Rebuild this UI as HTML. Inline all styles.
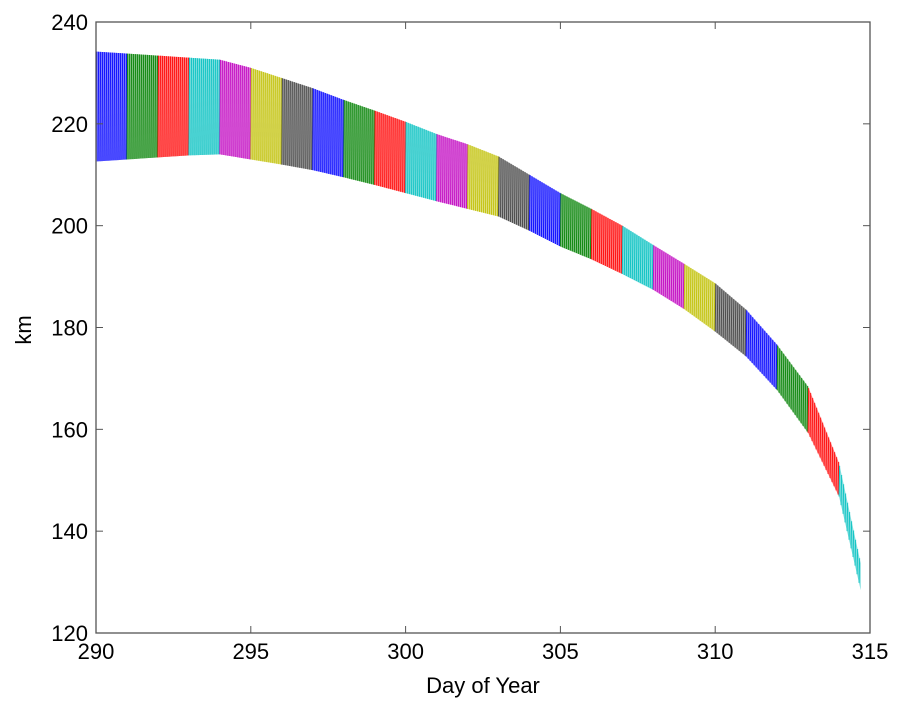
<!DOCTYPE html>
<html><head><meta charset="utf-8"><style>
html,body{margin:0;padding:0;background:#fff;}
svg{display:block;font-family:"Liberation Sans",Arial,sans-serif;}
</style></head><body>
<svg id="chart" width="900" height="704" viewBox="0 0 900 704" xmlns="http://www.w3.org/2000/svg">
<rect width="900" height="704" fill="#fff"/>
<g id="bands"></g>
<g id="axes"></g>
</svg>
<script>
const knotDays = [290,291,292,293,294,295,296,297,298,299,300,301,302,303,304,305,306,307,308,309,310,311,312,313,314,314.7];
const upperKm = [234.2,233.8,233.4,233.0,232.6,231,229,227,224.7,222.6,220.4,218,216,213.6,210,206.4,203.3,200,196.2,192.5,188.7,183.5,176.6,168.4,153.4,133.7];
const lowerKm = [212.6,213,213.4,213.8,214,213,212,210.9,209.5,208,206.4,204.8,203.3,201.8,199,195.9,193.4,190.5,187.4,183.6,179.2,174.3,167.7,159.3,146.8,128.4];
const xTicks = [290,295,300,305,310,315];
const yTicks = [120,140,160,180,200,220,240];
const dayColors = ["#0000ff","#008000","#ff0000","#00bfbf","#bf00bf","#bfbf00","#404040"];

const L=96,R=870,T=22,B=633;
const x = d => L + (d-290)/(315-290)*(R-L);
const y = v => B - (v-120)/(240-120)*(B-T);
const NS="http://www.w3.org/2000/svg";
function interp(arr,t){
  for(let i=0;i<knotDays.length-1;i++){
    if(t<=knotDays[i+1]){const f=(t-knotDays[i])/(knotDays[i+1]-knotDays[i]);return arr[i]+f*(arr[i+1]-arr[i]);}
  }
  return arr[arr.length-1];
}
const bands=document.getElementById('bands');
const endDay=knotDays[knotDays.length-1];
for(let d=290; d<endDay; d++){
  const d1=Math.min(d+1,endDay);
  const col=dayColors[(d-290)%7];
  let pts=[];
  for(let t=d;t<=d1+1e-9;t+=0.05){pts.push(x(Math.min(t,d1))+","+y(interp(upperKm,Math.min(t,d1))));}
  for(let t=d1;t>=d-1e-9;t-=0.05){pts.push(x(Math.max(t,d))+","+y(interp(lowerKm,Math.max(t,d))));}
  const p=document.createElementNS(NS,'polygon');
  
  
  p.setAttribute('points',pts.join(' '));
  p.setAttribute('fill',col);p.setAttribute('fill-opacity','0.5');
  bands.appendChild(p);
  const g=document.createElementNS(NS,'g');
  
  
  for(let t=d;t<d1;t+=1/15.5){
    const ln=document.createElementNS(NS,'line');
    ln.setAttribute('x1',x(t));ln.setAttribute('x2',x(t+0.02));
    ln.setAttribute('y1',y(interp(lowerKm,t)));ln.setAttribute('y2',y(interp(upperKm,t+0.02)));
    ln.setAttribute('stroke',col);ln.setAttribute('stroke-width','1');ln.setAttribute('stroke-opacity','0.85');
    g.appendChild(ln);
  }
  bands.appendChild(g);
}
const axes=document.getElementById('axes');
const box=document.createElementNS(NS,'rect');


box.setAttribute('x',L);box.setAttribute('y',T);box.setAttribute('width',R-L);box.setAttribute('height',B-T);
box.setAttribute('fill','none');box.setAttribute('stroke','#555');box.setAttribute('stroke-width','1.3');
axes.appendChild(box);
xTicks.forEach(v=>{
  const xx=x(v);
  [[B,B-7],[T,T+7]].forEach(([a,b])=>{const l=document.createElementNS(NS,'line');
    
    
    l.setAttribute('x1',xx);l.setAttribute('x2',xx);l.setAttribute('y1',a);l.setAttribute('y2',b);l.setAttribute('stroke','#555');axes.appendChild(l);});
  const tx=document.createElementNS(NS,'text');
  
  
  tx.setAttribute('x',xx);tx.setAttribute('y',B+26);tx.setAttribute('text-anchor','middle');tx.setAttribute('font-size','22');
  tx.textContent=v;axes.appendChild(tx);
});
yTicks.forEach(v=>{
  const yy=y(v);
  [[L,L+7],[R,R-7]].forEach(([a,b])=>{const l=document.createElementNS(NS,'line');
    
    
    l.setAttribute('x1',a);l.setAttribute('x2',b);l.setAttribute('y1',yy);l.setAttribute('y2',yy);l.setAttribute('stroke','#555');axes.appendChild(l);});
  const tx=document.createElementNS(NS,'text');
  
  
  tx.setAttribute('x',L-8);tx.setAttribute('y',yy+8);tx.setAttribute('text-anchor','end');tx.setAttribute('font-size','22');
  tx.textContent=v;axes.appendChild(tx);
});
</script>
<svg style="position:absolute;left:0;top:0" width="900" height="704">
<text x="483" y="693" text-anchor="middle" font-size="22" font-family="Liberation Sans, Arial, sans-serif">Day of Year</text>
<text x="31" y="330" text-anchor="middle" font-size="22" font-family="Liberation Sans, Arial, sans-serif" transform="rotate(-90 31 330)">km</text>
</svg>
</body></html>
::::::::::
→ **WHAT IS REQUIRED**
The listing above must be printed again exactly, minus its pictures.

→ **RESULT**
Rebuild this UI as HTML. Inline all styles.
<!DOCTYPE html>
<html><head><meta charset="utf-8"><style>
html,body{margin:0;padding:0;background:#fff;}
svg{display:block;font-family:"Liberation Sans",Arial,sans-serif;}
</style></head><body>
<svg id="chart" width="900" height="704" viewBox="0 0 900 704" xmlns="http://www.w3.org/2000/svg">
<rect width="900" height="704" fill="#fff"/>
<g id="bands"></g>
<g id="axes"></g>
</svg>
<script>
const knotDays = [290,291,292,293,294,295,296,297,298,299,300,301,302,303,304,305,306,307,308,309,310,311,312,313,314,314.7];
const upperKm = [234.2,233.8,233.4,233.0,232.6,231,229,227,224.7,222.6,220.4,218,216,213.6,210,206.4,203.3,200,196.2,192.5,188.7,183.5,176.6,168.4,153.4,133.7];
const lowerKm = [212.6,213,213.4,213.8,214,213,212,210.9,209.5,208,206.4,204.8,203.3,201.8,199,195.9,193.4,190.5,187.4,183.6,179.2,174.3,167.7,159.3,146.8,128.4];
const xTicks = [290,295,300,305,310,315];
const yTicks = [120,140,160,180,200,220,240];
const dayColors = ["#0000ff","#008000","#ff0000","#00bfbf","#bf00bf","#bfbf00","#404040"];

const L=96,R=870,T=22,B=633;
const x = d => L + (d-290)/(315-290)*(R-L);
const y = v => B - (v-120)/(240-120)*(B-T);
const NS="http://www.w3.org/2000/svg";
function interp(arr,t){
  for(let i=0;i<knotDays.length-1;i++){
    if(t<=knotDays[i+1]){const f=(t-knotDays[i])/(knotDays[i+1]-knotDays[i]);return arr[i]+f*(arr[i+1]-arr[i]);}
  }
  return arr[arr.length-1];
}
const bands=document.getElementById('bands');
const endDay=knotDays[knotDays.length-1];
for(let d=290; d<endDay; d++){
  const d1=Math.min(d+1,endDay);
  const col=dayColors[(d-290)%7];
  let pts=[];
  for(let t=d;t<=d1+1e-9;t+=0.05){pts.push(x(Math.min(t,d1))+","+y(interp(upperKm,Math.min(t,d1))));}
  for(let t=d1;t>=d-1e-9;t-=0.05){pts.push(x(Math.max(t,d))+","+y(interp(lowerKm,Math.max(t,d))));}
  const p=document.createElementNS(NS,'polygon');
  
  
  p.setAttribute('points',pts.join(' '));
  p.setAttribute('fill',col);p.setAttribute('fill-opacity','0.5');
  bands.appendChild(p);
  const g=document.createElementNS(NS,'g');
  
  
  for(let t=d;t<d1;t+=1/15.5){
    const ln=document.createElementNS(NS,'line');
    ln.setAttribute('x1',x(t));ln.setAttribute('x2',x(t+0.02));
    ln.setAttribute('y1',y(interp(lowerKm,t)));ln.setAttribute('y2',y(interp(upperKm,t+0.02)));
    ln.setAttribute('stroke',col);ln.setAttribute('stroke-width','1');ln.setAttribute('stroke-opacity','0.85');
    g.appendChild(ln);
  }
  bands.appendChild(g);
}
const axes=document.getElementById('axes');
const box=document.createElementNS(NS,'rect');


box.setAttribute('x',L);box.setAttribute('y',T);box.setAttribute('width',R-L);box.setAttribute('height',B-T);
box.setAttribute('fill','none');box.setAttribute('stroke','#555');box.setAttribute('stroke-width','1.3');
axes.appendChild(box);
xTicks.forEach(v=>{
  const xx=x(v);
  [[B,B-7],[T,T+7]].forEach(([a,b])=>{const l=document.createElementNS(NS,'line');
    
    
    l.setAttribute('x1',xx);l.setAttribute('x2',xx);l.setAttribute('y1',a);l.setAttribute('y2',b);l.setAttribute('stroke','#555');axes.appendChild(l);});
  const tx=document.createElementNS(NS,'text');
  
  
  tx.setAttribute('x',xx);tx.setAttribute('y',B+26);tx.setAttribute('text-anchor','middle');tx.setAttribute('font-size','22');
  tx.textContent=v;axes.appendChild(tx);
});
yTicks.forEach(v=>{
  const yy=y(v);
  [[L,L+7],[R,R-7]].forEach(([a,b])=>{const l=document.createElementNS(NS,'line');
    
    
    l.setAttribute('x1',a);l.setAttribute('x2',b);l.setAttribute('y1',yy);l.setAttribute('y2',yy);l.setAttribute('stroke','#555');axes.appendChild(l);});
  const tx=document.createElementNS(NS,'text');
  
  
  tx.setAttribute('x',L-8);tx.setAttribute('y',yy+8);tx.setAttribute('text-anchor','end');tx.setAttribute('font-size','22');
  tx.textContent=v;axes.appendChild(tx);
});
</script>
<svg style="position:absolute;left:0;top:0" width="900" height="704">
<text x="483" y="693" text-anchor="middle" font-size="22" font-family="Liberation Sans, Arial, sans-serif">Day of Year</text>
<text x="31" y="330" text-anchor="middle" font-size="22" font-family="Liberation Sans, Arial, sans-serif" transform="rotate(-90 31 330)">km</text>
</svg>
</body></html>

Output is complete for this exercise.